● **Written problem**: Report only how many lines of the entries below contain the string "this".

Figure scripts
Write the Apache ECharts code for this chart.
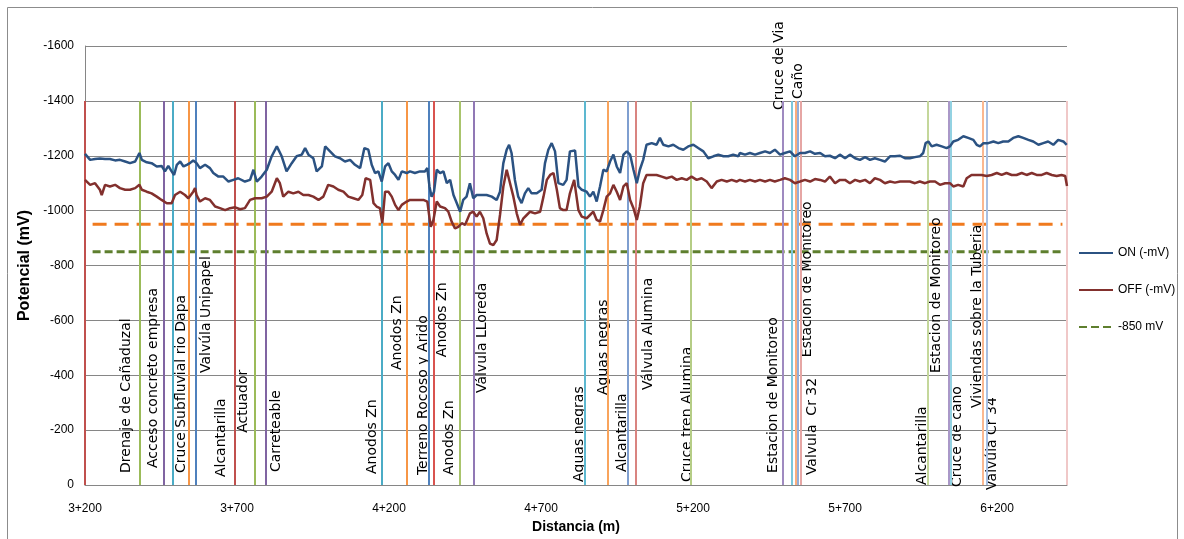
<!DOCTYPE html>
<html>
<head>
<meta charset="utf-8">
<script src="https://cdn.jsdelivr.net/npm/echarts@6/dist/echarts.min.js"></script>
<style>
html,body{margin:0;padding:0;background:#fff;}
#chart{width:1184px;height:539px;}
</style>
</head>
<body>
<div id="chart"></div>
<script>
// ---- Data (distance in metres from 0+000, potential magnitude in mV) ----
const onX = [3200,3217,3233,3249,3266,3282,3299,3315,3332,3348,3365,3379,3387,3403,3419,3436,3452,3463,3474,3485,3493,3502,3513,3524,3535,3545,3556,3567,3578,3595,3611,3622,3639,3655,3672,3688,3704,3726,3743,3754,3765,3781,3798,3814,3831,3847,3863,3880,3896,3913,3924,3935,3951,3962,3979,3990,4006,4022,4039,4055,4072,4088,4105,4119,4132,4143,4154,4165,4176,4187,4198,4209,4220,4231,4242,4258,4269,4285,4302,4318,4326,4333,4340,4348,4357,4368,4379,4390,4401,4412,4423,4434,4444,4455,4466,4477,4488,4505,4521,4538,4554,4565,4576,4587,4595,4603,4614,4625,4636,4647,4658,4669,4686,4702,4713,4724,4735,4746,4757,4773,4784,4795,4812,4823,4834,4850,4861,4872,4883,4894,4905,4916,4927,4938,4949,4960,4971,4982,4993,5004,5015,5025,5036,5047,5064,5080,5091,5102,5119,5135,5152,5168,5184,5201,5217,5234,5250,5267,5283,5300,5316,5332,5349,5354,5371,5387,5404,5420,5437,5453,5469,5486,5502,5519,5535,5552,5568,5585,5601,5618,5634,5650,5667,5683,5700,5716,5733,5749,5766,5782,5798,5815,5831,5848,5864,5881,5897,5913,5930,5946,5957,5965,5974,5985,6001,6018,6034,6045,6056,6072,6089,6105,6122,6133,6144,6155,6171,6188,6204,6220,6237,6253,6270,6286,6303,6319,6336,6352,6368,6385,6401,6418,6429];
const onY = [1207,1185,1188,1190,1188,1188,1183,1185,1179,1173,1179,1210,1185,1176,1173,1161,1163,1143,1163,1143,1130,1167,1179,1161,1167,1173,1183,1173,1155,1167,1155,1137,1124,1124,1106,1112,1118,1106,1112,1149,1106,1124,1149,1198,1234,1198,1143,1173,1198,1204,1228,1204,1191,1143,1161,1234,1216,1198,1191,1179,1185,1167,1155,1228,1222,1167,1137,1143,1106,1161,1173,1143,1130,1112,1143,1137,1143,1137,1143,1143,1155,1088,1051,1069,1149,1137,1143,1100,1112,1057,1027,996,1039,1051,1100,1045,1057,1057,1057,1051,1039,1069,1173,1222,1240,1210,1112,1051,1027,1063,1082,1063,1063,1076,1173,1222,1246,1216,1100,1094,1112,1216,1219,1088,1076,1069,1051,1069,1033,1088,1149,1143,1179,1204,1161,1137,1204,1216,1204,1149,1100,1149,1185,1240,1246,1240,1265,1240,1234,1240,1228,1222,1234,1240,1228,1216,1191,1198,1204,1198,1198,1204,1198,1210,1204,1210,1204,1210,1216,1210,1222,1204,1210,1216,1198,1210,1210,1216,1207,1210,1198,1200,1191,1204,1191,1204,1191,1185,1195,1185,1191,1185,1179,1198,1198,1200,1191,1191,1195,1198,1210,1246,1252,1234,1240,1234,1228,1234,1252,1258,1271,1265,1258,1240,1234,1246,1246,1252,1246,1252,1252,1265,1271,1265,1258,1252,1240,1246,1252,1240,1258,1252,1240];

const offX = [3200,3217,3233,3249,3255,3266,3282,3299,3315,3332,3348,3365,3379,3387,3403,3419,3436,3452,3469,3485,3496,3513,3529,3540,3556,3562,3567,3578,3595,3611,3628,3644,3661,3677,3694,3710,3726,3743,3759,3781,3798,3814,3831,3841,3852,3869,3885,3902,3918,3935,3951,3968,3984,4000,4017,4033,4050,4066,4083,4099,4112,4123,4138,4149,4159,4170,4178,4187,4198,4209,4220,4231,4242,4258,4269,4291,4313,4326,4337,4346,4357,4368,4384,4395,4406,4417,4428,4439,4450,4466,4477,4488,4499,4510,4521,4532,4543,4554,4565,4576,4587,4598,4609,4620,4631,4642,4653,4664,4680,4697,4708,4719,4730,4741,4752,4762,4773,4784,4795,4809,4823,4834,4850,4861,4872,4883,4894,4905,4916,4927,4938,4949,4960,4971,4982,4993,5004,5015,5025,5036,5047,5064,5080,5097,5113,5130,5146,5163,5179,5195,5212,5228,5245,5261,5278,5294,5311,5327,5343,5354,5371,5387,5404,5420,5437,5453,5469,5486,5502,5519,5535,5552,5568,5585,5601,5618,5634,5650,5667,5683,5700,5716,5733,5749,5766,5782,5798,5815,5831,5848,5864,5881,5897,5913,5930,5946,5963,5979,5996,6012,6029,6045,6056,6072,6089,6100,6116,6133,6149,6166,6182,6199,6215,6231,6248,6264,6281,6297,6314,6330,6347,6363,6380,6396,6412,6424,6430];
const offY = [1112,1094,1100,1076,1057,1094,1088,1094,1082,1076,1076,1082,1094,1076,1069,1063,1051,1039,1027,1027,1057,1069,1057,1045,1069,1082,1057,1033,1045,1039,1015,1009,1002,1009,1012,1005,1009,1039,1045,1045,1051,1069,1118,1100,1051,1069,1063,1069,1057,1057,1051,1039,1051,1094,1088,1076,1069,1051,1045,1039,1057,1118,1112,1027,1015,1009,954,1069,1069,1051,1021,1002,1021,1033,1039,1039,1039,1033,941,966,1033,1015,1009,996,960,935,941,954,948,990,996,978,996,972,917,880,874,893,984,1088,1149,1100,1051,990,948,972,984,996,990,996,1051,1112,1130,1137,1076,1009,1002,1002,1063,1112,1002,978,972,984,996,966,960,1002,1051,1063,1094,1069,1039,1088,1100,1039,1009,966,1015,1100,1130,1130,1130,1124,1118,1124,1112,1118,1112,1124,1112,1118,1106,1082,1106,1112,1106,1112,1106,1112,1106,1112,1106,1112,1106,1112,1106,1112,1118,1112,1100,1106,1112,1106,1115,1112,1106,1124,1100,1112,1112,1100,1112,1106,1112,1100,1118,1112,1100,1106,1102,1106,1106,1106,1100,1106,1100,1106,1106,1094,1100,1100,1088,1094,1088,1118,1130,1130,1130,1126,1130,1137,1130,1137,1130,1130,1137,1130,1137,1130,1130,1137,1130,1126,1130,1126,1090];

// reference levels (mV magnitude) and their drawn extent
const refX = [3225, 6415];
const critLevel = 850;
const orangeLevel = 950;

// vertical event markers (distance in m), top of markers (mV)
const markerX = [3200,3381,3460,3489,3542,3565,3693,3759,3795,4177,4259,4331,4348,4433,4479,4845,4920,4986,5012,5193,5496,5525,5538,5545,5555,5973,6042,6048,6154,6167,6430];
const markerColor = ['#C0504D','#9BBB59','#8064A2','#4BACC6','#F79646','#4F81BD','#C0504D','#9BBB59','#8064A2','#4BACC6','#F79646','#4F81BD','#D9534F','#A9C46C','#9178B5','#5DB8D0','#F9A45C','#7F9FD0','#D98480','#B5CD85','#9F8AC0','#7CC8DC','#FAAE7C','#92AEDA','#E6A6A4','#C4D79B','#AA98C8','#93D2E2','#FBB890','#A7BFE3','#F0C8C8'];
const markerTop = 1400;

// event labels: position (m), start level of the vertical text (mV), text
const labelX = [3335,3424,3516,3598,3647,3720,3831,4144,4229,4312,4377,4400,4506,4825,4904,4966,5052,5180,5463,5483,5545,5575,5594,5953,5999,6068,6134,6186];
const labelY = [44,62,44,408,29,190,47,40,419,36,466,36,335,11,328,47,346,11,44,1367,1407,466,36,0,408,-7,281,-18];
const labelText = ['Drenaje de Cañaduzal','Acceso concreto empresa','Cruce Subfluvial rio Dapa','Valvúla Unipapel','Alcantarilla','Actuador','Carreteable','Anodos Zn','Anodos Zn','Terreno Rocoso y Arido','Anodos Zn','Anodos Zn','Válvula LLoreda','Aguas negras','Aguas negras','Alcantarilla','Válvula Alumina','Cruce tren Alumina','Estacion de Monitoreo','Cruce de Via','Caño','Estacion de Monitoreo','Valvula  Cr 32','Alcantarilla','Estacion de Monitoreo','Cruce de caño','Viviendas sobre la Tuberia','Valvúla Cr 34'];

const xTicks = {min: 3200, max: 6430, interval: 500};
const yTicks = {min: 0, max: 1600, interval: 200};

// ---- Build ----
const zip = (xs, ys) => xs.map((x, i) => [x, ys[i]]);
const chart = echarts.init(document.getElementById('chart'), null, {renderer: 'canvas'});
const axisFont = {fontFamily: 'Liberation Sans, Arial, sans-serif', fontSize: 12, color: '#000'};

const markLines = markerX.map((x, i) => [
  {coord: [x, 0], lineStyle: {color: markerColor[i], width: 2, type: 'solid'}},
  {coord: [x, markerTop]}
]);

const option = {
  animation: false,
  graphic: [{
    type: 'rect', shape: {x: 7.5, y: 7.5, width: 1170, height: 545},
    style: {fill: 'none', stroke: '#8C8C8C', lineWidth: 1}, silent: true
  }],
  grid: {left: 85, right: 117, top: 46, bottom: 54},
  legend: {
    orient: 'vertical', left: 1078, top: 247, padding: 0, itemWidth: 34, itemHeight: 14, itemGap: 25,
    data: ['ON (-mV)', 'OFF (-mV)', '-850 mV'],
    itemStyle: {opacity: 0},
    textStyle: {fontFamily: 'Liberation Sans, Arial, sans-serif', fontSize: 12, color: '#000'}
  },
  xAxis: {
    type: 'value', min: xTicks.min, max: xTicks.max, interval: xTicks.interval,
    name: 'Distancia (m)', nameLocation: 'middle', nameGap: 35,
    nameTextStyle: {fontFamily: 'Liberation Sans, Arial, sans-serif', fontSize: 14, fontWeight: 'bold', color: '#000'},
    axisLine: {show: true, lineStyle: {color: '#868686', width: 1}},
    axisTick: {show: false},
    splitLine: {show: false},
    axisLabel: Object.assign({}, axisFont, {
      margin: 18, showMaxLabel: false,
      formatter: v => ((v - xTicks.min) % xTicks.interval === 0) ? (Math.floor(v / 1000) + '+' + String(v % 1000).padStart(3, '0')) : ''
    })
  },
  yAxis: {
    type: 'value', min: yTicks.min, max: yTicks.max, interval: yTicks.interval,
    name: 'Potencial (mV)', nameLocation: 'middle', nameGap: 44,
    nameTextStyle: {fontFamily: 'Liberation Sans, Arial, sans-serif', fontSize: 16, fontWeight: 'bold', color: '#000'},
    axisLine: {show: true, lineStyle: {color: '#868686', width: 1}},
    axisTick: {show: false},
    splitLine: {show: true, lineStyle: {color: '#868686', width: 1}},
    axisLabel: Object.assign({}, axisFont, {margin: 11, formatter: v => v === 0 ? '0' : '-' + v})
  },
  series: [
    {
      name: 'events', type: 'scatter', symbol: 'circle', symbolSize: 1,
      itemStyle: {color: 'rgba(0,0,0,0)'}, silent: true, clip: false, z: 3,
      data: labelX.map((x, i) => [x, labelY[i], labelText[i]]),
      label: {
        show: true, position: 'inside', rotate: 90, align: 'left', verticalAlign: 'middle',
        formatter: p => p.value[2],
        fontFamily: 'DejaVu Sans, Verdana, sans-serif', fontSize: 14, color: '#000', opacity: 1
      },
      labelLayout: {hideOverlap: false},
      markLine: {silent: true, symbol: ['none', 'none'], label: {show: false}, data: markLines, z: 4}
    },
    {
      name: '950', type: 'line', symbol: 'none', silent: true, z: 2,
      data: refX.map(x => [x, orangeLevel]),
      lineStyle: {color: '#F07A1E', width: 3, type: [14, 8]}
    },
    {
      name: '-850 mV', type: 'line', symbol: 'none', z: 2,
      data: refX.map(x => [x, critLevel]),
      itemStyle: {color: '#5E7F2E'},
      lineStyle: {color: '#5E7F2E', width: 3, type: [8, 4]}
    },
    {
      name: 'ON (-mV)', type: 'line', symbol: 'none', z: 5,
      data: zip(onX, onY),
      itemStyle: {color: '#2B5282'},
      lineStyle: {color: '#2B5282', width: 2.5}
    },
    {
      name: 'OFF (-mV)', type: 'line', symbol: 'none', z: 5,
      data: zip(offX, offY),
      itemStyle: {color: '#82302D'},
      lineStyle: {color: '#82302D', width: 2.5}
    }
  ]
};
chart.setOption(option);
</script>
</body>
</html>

--

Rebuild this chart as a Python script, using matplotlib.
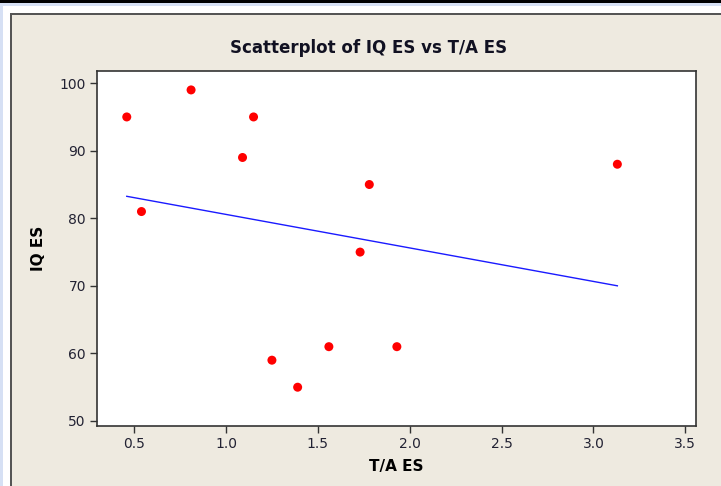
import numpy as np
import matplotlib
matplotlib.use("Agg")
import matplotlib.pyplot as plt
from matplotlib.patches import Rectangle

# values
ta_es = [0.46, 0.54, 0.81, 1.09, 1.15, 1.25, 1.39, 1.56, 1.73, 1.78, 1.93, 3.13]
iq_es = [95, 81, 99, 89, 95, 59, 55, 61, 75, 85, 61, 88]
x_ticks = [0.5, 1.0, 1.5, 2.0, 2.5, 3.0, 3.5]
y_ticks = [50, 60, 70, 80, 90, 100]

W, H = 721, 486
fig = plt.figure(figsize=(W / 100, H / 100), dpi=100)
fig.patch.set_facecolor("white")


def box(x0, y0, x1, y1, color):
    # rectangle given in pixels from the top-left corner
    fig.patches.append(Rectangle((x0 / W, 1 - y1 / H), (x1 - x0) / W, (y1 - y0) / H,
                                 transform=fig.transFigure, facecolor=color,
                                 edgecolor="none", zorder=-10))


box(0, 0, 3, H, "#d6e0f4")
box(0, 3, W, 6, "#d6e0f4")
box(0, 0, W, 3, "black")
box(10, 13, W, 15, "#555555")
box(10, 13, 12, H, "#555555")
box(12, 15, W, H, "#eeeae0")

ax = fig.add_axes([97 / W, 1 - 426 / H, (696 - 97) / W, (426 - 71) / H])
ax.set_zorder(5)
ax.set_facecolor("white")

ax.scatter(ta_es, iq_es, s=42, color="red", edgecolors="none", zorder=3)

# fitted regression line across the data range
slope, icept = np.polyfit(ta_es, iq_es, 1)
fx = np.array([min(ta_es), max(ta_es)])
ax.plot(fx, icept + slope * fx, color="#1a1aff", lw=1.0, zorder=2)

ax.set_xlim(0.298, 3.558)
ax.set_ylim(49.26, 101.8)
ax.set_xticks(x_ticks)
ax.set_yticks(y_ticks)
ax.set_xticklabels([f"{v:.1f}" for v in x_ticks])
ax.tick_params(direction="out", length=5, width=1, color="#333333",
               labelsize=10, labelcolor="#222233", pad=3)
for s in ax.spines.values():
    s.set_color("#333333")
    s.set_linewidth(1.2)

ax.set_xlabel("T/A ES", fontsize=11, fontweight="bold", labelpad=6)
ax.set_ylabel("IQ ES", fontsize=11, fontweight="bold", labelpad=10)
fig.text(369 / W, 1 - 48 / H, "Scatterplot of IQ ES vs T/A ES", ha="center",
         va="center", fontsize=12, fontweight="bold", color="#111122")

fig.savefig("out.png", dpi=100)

● **Worked answer**: 2